List every line below containing "seaborn".

## Information shown

::::::::::

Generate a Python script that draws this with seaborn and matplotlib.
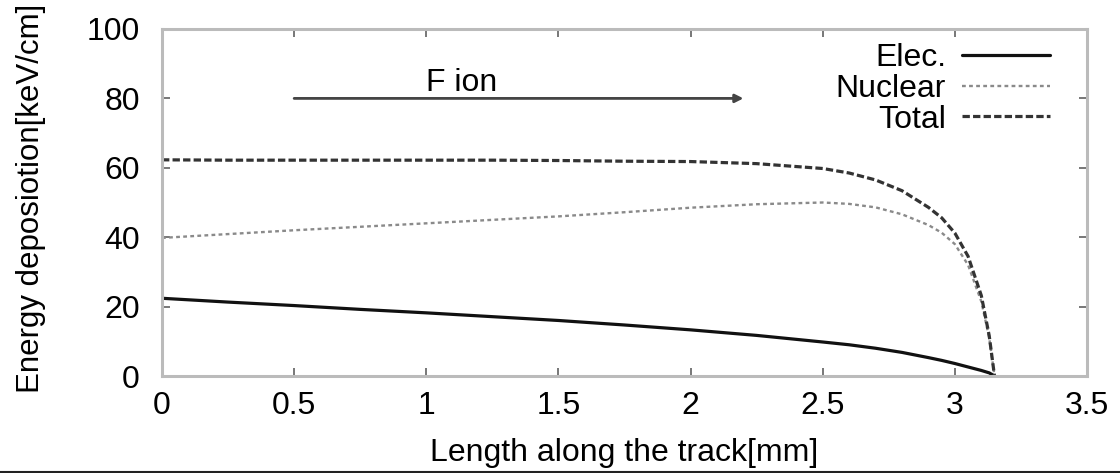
import matplotlib
matplotlib.use("Agg")
import matplotlib.pyplot as plt
import seaborn as sns
import numpy as np
import pandas as pd

# Energy deposition of an F ion along its track
length_mm = [0.0, 0.25, 0.5, 0.75, 1.0, 1.25, 1.5, 1.75, 2.0, 2.25, 2.5,
             2.6, 2.7, 2.8, 2.9, 2.95, 3.0, 3.05, 3.1, 3.13, 3.15]
elec = [22.4, 21.3, 20.3, 19.2, 18.2, 17.1, 16.0, 14.7, 13.3, 11.7, 9.8,
        9.0, 8.0, 6.8, 5.3, 4.5, 3.6, 2.6, 1.6, 0.9, 0.0]
nuclear = [39.8, 40.9, 42.0, 43.0, 44.0, 45.0, 46.0, 47.2, 48.5, 49.5, 50.0,
           49.6, 48.6, 46.6, 43.5, 41.3, 38.0, 32.0, 21.5, 11.0, 0.0]
total = [62.3, 62.2, 62.2, 62.2, 62.2, 62.2, 62.1, 61.9, 61.8, 61.2, 59.8,
         58.5, 56.5, 53.4, 48.6, 45.6, 41.2, 34.5, 23.2, 11.6, 0.0]

x_ticks = [0, 0.5, 1, 1.5, 2, 2.5, 3, 3.5]
x_tick_labels = ["0", "0.5", "1", "1.5", "2", "2.5", "3", "3.5"]
y_ticks = [0, 20, 40, 60, 80, 100]

sns.set_theme(style="white")
plt.rcParams["font.family"] = ["Liberation Sans", "DejaVu Sans"]
plt.rcParams["text.color"] = "black"

FS = 23
fig = plt.figure(figsize=(11.2, 4.73), dpi=100)
ax = fig.add_axes([162 / 1120, 1 - 376 / 473, 925 / 1120, 347 / 473])

sns.lineplot(x=length_mm, y=elec, ax=ax, color="#111111", lw=2.3,
             label="Elec.")
sns.lineplot(x=length_mm, y=nuclear, ax=ax, color="#8a8a8a", lw=1.7,
             dashes=False, label="Nuclear")
sns.lineplot(x=length_mm, y=total, ax=ax, color="#333333", lw=2.3,
             label="Total")
lines = ax.get_lines()
lines[1].set_dashes((1.6, 1.4))
lines[2].set_dashes((2.3, 1.0))

ax.set_xlim(0, 3.5)
ax.set_ylim(0, 100)
ax.set_xticks(x_ticks)
ax.set_xticklabels(x_tick_labels)
ax.set_yticks(y_ticks)

for side in ["left", "right", "top", "bottom"]:
    ax.spines[side].set_visible(True)
    ax.spines[side].set_color("#bbbbbb")
    ax.spines[side].set_linewidth(2.2)

ax.tick_params(axis="both", which="major", direction="in", length=6,
               width=1.4, color="#777777", labelsize=FS, labelcolor="black",
               top=True, right=True, bottom=True, left=True)
ax.tick_params(axis="x", pad=11)
ax.tick_params(axis="y", pad=16)

ax.set_xlabel("Length along the track[mm]", fontsize=FS, color="black",
              va="center")
ax.xaxis.set_label_coords(0.5, -0.222)
ax.set_ylabel("Energy deposiotion[keV/cm]", fontsize=22.5, color="black",
              va="center")
ax.yaxis.set_label_coords(-0.142, 0.513)

# direction of the incoming ion
ax.annotate("", xy=(2.2, 80), xytext=(0.5, 80),
            arrowprops=dict(arrowstyle="-|>", color="#444444", lw=2,
                            mutation_scale=12, shrinkA=0, shrinkB=0))
ax.text(1.0, 84.5, "F ion", fontsize=FS, ha="left", va="center",
        color="black")

leg = ax.legend(loc="upper right", bbox_to_anchor=(0.96, 0.959),
                frameon=False, fontsize=FS, markerfirst=False,
                handlelength=2.75, handletextpad=0.5, labelspacing=0.02,
                borderpad=0, borderaxespad=0)
for t in leg.get_texts():
    t.set_color("black")

# thin rule along the lower edge of the figure
fig.add_artist(plt.Line2D([0, 1], [0.003, 0.003], transform=fig.transFigure,
                          color="#222222", lw=1.5))

fig.savefig("out.png", dpi=100)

::::::::::

## Final result
Generate a Python script that draws this with seaborn and matplotlib.
import seaborn as sns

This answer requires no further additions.